— Data for this exercise —
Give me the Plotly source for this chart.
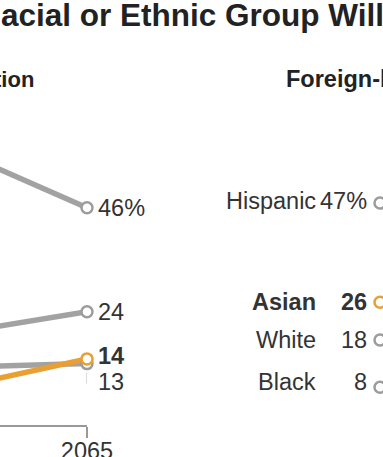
import plotly.graph_objects as go

# ---- data ----
us_years = [2015, 2065]
us_groups = ["White", "Hispanic", "Black", "Asian"]
us_white = [62, 46]
us_hispanic = [18, 24]
us_black = [12, 13]
us_asian = [6, 14]

fb_year = 2015
fb_groups = ["Hispanic", "Asian", "White", "Black"]
fb_values = [47, 26, 18, 8]

title_text = "acial or Ethnic Group Will"
left_panel_title = "U.S. population"
right_panel_title = "Foreign-born"

# ---- style ----
W, H = 383, 457
GRAY = "#a2a2a2"
RING = "#9c9c9c"
ORANGE = "#e99f32"
TXT = "#333333"
FONT = "Liberation Sans, Arial, sans-serif"
LBL = 23.5
PX_PER_YEAR = 3.44
LEFT_END_PX = 87
RIGHT_START_PX = 380

fig = go.Figure()

series = [
    ("White", us_white, GRAY, RING),
    ("Hispanic", us_hispanic, GRAY, RING),
    ("Black", us_black, GRAY, RING),
    ("Asian", us_asian, ORANGE, ORANGE),
]
for name, vals, col, ring in series:
    fig.add_trace(go.Scatter(
        x=us_years, y=vals, mode="lines", name=name,
        line=dict(color=col, width=5.5), xaxis="x", yaxis="y",
        hoverinfo="skip", showlegend=False))
for name, vals, col, ring in series:
    fig.add_trace(go.Scatter(
        x=[us_years[-1]], y=[vals[-1]], mode="markers", name=name,
        marker=dict(symbol="circle", size=11, color="white",
                    line=dict(color=ring, width=2.5)),
        xaxis="x", yaxis="y", cliponaxis=False,
        hoverinfo="skip", showlegend=False))

for g, v in zip(fb_groups, fb_values):
    ring = ORANGE if g == "Asian" else RING
    fig.add_trace(go.Scatter(
        x=[fb_year], y=[v], mode="markers", name=g,
        marker=dict(symbol="circle", size=11, color="white",
                    line=dict(color=ring, width=2.5)),
        xaxis="x2", yaxis="y", cliponaxis=False,
        hoverinfo="skip", showlegend=False))

ann = []
# title & panel titles
ann.append(dict(text=title_text, xref="paper", yref="paper", x=-0.002, y=1 + 5 / 425,
                xanchor="left", yanchor="top", showarrow=False,
                font=dict(family=FONT, size=31.5, color="#222222", weight="bold")))
ann.append(dict(text=left_panel_title, xref="paper", yref="paper", x=36 / W, y=(425 - 79) / 425,
                xanchor="right", yanchor="middle", showarrow=False,
                font=dict(family=FONT, size=22, color="#222222", weight="bold")))
ann.append(dict(text=right_panel_title, xref="paper", yref="paper", x=284 / W, y=(425 - 79) / 425,
                xanchor="left", yanchor="middle", showarrow=False,
                font=dict(family=FONT, size=23.5, color="#222222", weight="bold")))

# left end labels
end_labels = [
    (f"{us_white[-1]}%", us_white[-1], 0, False),
    (f"{us_hispanic[-1]}", us_hispanic[-1], 0, False),
    (f"{us_asian[-1]}", us_asian[-1], 3, True),
    (f"{us_black[-1]}", us_black[-1], -18, False),
]
for t, v, ys, bold in end_labels:
    ann.append(dict(text=t, xref="x", yref="y", x=us_years[-1], y=v,
                    xanchor="left", yanchor="middle", xshift=9, yshift=ys,
                    showarrow=False,
                    font=dict(family=FONT, size=LBL, color=TXT,
                              weight="bold" if bold else "normal")))

# right start labels
for g, v in zip(fb_groups, fb_values):
    bold = g == "Asian"
    vt = f"{v}%" if g == "Hispanic" else f"{v}"
    ys = 5 if g == "Black" else (2 if g == "Hispanic" else 0)
    ann.append(dict(text=vt, xref="x2", yref="y", x=fb_year, y=v,
                    xanchor="right", yanchor="middle", xshift=369 - RIGHT_START_PX, yshift=ys,
                    showarrow=False,
                    font=dict(family=FONT, size=LBL, color=TXT,
                              weight="bold" if bold else "normal")))
    ann.append(dict(text=g, xref="x2", yref="y", x=fb_year, y=v,
                    xanchor="right", yanchor="middle", xshift=318 - RIGHT_START_PX, yshift=ys,
                    showarrow=False,
                    font=dict(family=FONT, size=LBL, color=TXT,
                              weight="bold" if bold else "normal")))

shapes = [dict(type="path", xref="x", yref="y", xsizemode="pixel", ysizemode="pixel",
               xanchor=us_years[-1], yanchor=us_black[-1],
               path="M 0,-9 L 0,-20 L 5,-20", line=dict(color="#b5b5b5", width=1))]

fig.update_layout(
    width=W, height=H, margin=dict(l=0, r=0, t=0, b=32, autoexpand=False),
    paper_bgcolor="white", plot_bgcolor="white",
    showlegend=False, annotations=ann, shapes=shapes,
    xaxis=dict(domain=[0, LEFT_END_PX / W], automargin=False,
               range=[us_years[-1] - LEFT_END_PX / PX_PER_YEAR, us_years[-1]],
               showgrid=False, zeroline=False, showline=True,
               linecolor="#999999", linewidth=1.5,
               ticks="outside", ticklen=11, tickwidth=1.5, tickcolor="#999999",
               tickvals=[us_years[-1]], ticktext=[str(us_years[-1])],
               ticklabelstandoff=-7,
               tickfont=dict(family=FONT, size=LBL, color=TXT), fixedrange=True),
    xaxis2=dict(domain=[0.6, 1], anchor="y", automargin=False,
                range=[fb_year - (RIGHT_START_PX - 0.6 * W) / PX_PER_YEAR,
                       fb_year + (W - RIGHT_START_PX) / PX_PER_YEAR],
                showgrid=False, zeroline=False, showline=False,
                ticks="outside", ticklen=11, tickcolor="rgba(0,0,0,0)",
                tickvals=[fb_year], ticktext=[str(fb_year)],
                ticklabelstandoff=-7, ticklabelshift=3,
                tickfont=dict(family=FONT, size=LBL, color=TXT), fixedrange=True),
    yaxis=dict(domain=[0, 1], range=[0, 90], visible=False, fixedrange=True,
               automargin=False),
)

fig.write_html(
    "out.html",
    config={"displayModeBar": False},
    post_script=(
        "document.body.style.margin='0';"
        "document.body.style.overflow='hidden';"
        "document.documentElement.style.overflow='hidden';"
    ),
)
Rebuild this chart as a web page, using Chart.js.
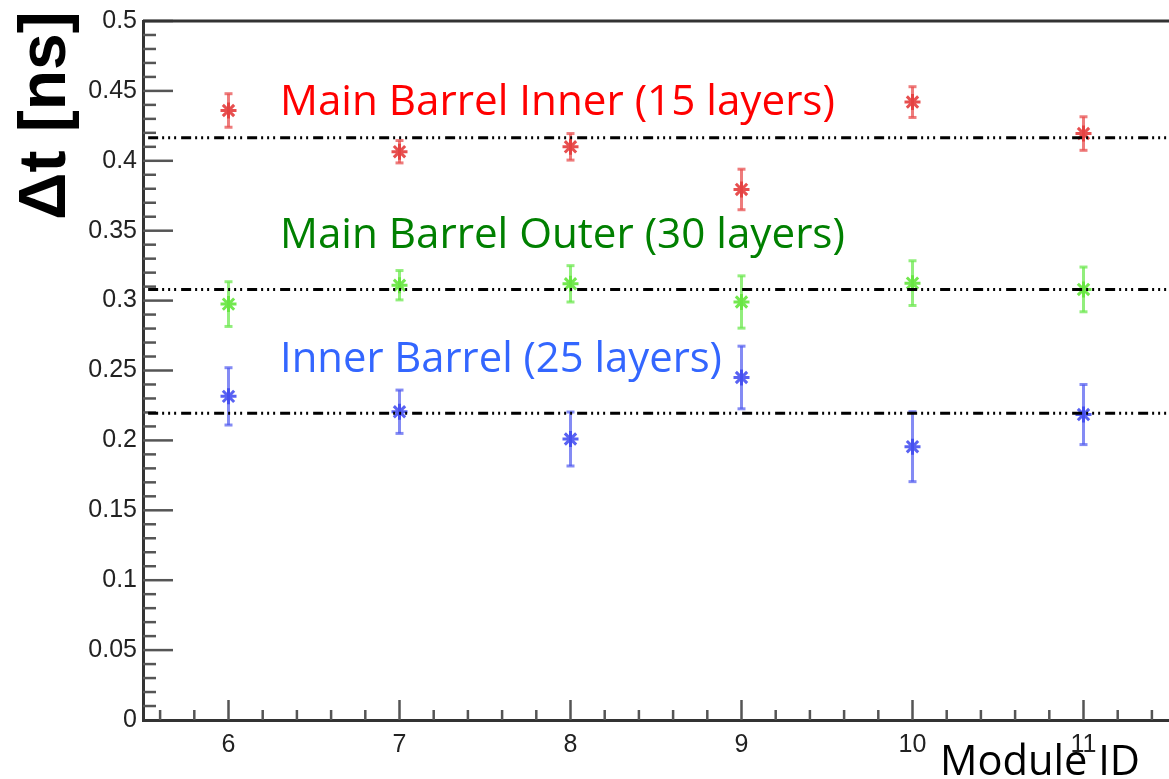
<!DOCTYPE html>
<html>
<head>
<meta charset="utf-8">
<script src="https://cdn.jsdelivr.net/npm/chart.js@4.4.1/dist/chart.umd.min.js"></script>
<style>
  html, body { margin: 0; padding: 0; background: #fff; overflow: hidden; }
  #wrap { width: 1169px; height: 779px; position: relative; }
</style>
</head>
<body>
<div id="wrap"><canvas id="chart"></canvas></div>
<script>
// module ids on the x axis
const moduleIds = [6, 7, 8, 9, 10, 11];

// Δt per module [ns] and its error
const mainInner = [0.436, 0.4065, 0.410, 0.3795, 0.442, 0.4195];
const mainInnerErr = [0.012, 0.008, 0.0095, 0.0145, 0.011, 0.012];
const mainOuter = [0.2975, 0.311, 0.312, 0.299, 0.3125, 0.308];
const mainOuterErr = [0.016, 0.0105, 0.013, 0.0187, 0.016, 0.016];
const innerBarrel = [0.2315, 0.2205, 0.201, 0.245, 0.1955, 0.2185];
const innerBarrelErr = [0.0205, 0.0155, 0.0193, 0.0224, 0.025, 0.0215];

// mean values (dash-dot lines)
const meanLines = [0.4165, 0.308, 0.2195];

const xTicks = [6, 7, 8, 9, 10, 11];
const yTicks = [0, 0.05, 0.1, 0.15, 0.2, 0.25, 0.3, 0.35, 0.4, 0.45, 0.5];

const seriesNames = ['Main Barrel Inner (15 layers)', 'Main Barrel Outer (30 layers)', 'Inner Barrel (25 layers)'];

const X_MIN = 5.5, X_MAX = 11.5;

function pts(vals) {
    return moduleIds.map((x, i) => ({ x, y: vals[i] }));
}

function meanLine(v, i) {
    return {
        type: 'line',
        label: 'mean ' + i,
        data: [{ x: X_MIN + 0.03, y: v }, { x: X_MAX, y: v }],
        borderColor: '#000',
        borderWidth: 3,
        borderDash: [10, 4, 2, 4, 2, 4, 2, 5],
        pointRadius: 0,
        fill: false
    };
}

function markers(label, vals, errs, color, barColor) {
    return {
        type: 'scatter',
        label,
        data: pts(vals),
        errors: errs,
        barColor,
        pointStyle: 'star',
        pointRadius: 8,
        pointBorderWidth: 3,
        borderColor: color,
        backgroundColor: color
    };
}

function line(ctx, x1, y1, x2, y2) {
    ctx.beginPath();
    ctx.moveTo(x1, y1);
    ctx.lineTo(x2, y2);
    ctx.stroke();
}

function fitText(ctx, text, family, weight, width) {
    ctx.font = `${weight} 40px "${family}"`;
    const size = 40 * width / ctx.measureText(text).width;
    ctx.font = `${weight} ${size.toFixed(2)}px "${family}"`;
}

const frame = {
    id: 'frame',
    beforeDatasetsDraw(chart) {
        const { ctx, chartArea: a, scales: { x, y } } = chart;
        ctx.save();
        ctx.strokeStyle = '#555';
        ctx.lineWidth = 2.5;
        // inward ticks on y
        for (let k = 1; k <= 50; k++) {
            const py = y.getPixelForValue(k * 0.01);
            line(ctx, a.left, py, a.left + (k % 5 === 0 ? 30 : 13), py);
        }
        // inward ticks on x
        for (let k = 0; k < 30; k++) {
            const v = 5.6 + 0.2 * k;
            const px = x.getPixelForValue(v);
            const major = Math.abs(v - Math.round(v)) < 1e-6;
            line(ctx, px, a.bottom, px, a.bottom - (major ? 20 : 10));
        }
        // top frame
        ctx.strokeStyle = '#333';
        ctx.lineWidth = 3;
        line(ctx, a.left, a.top, a.right, a.top);

        // error bars
        chart.data.datasets.forEach(ds => {
            if (!ds.errors) return;
            ctx.strokeStyle = ds.barColor;
            ctx.lineWidth = 3;
            ds.data.forEach((p, i) => {
                const px = x.getPixelForValue(p.x);
                const lo = y.getPixelForValue(p.y - ds.errors[i]);
                const hi = y.getPixelForValue(p.y + ds.errors[i]);
                line(ctx, px, lo, px, hi);
                line(ctx, px - 4, lo, px + 4, lo);
                line(ctx, px - 4, hi, px + 4, hi);
            });
        });
        ctx.restore();
    },
    afterDraw(chart) {
        const { ctx } = chart;
        ctx.save();
        ctx.textBaseline = 'alphabetic';
        ctx.textAlign = 'left';

        const labelColors = ['#ff0000', '#008000', '#3366ff'];
        const labelPos = [[280, 115, 555], [280, 248, 565], [280, 372, 442]];
        seriesNames.forEach((s, i) => {
            fitText(ctx, s, 'Open Sans', 'normal', labelPos[i][2]);
            ctx.fillStyle = labelColors[i];
            ctx.fillText(s, labelPos[i][0], labelPos[i][1]);
        });

        fitText(ctx, 'Module ID', 'Open Sans', 'normal', 200);
        ctx.fillStyle = '#000';
        ctx.fillText('Module ID', 940, 775);

        // y title
        ctx.translate(65, 220);
        ctx.rotate(-Math.PI / 2);
        ctx.font = 'bold 66px "Liberation Sans"';
        ctx.fillStyle = '#000';
        ctx.fillText('Δt [ns]', 0, 0);
        ctx.restore();
    }
};

new Chart(document.getElementById('chart'), {
    data: {
        datasets: [
            ...meanLines.map(meanLine),
            markers(seriesNames[0], mainInner, mainInnerErr, 'rgba(228,60,60,0.9)', 'rgba(232,80,80,0.75)'),
            markers(seriesNames[1], mainOuter, mainOuterErr, 'rgba(100,230,60,0.9)', 'rgba(110,232,80,0.75)'),
            markers(seriesNames[2], innerBarrel, innerBarrelErr, 'rgba(60,70,240,0.85)', 'rgba(80,90,240,0.7)')
        ]
    },
    options: {
        responsive: true,
        maintainAspectRatio: false,
        animation: false,
        layout: { autoPadding: false, padding: { top: 21, right: 0, left: 0, bottom: 0 } },
        plugins: { legend: { display: false }, tooltip: { enabled: false } },
        scales: {
            x: {
                type: 'linear',
                min: X_MIN, max: X_MAX,
                afterBuildTicks: s => { s.ticks = xTicks.map(value => ({ value })); },
                afterFit: s => { s.height = 59; s.paddingLeft = 0; s.paddingRight = 0; },
                grid: { display: false, drawTicks: false },
                border: { display: true, color: '#333', width: 3 },
                ticks: {
                    padding: 10,
                    color: '#222',
                    font: { family: 'Liberation Sans', size: 25 },
                    maxRotation: 0
                }
            },
            y: {
                type: 'linear',
                min: 0, max: 0.5,
                afterBuildTicks: s => { s.ticks = yTicks.map(value => ({ value })); },
                afterFit: s => { s.width = 143; s.paddingTop = 0; s.paddingBottom = 0; },
                grid: { display: false, drawTicks: false },
                border: { display: true, color: '#333', width: 3 },
                ticks: {
                    padding: 6,
                    color: '#222',
                    font: { family: 'Liberation Sans', size: 25 },
                    callback: v => String(+v.toFixed(2))
                }
            }
        }
    },
    plugins: [frame]
});
</script>
</body>
</html>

— Stated problem —
In the listing above, find the line with "Rebuild this chart" and the line with "const moduleIds = [6, 7, 8, 9, 10, 11];". Set down exactly those lines and everything between them, skipping pictures.

— Result of the task —
Rebuild this chart as a web page, using Chart.js.
<!DOCTYPE html>
<html>
<head>
<meta charset="utf-8">
<script src="https://cdn.jsdelivr.net/npm/chart.js@4.4.1/dist/chart.umd.min.js"></script>
<style>
  html, body { margin: 0; padding: 0; background: #fff; overflow: hidden; }
  #wrap { width: 1169px; height: 779px; position: relative; }
</style>
</head>
<body>
<div id="wrap"><canvas id="chart"></canvas></div>
<script>
// module ids on the x axis
const moduleIds = [6, 7, 8, 9, 10, 11];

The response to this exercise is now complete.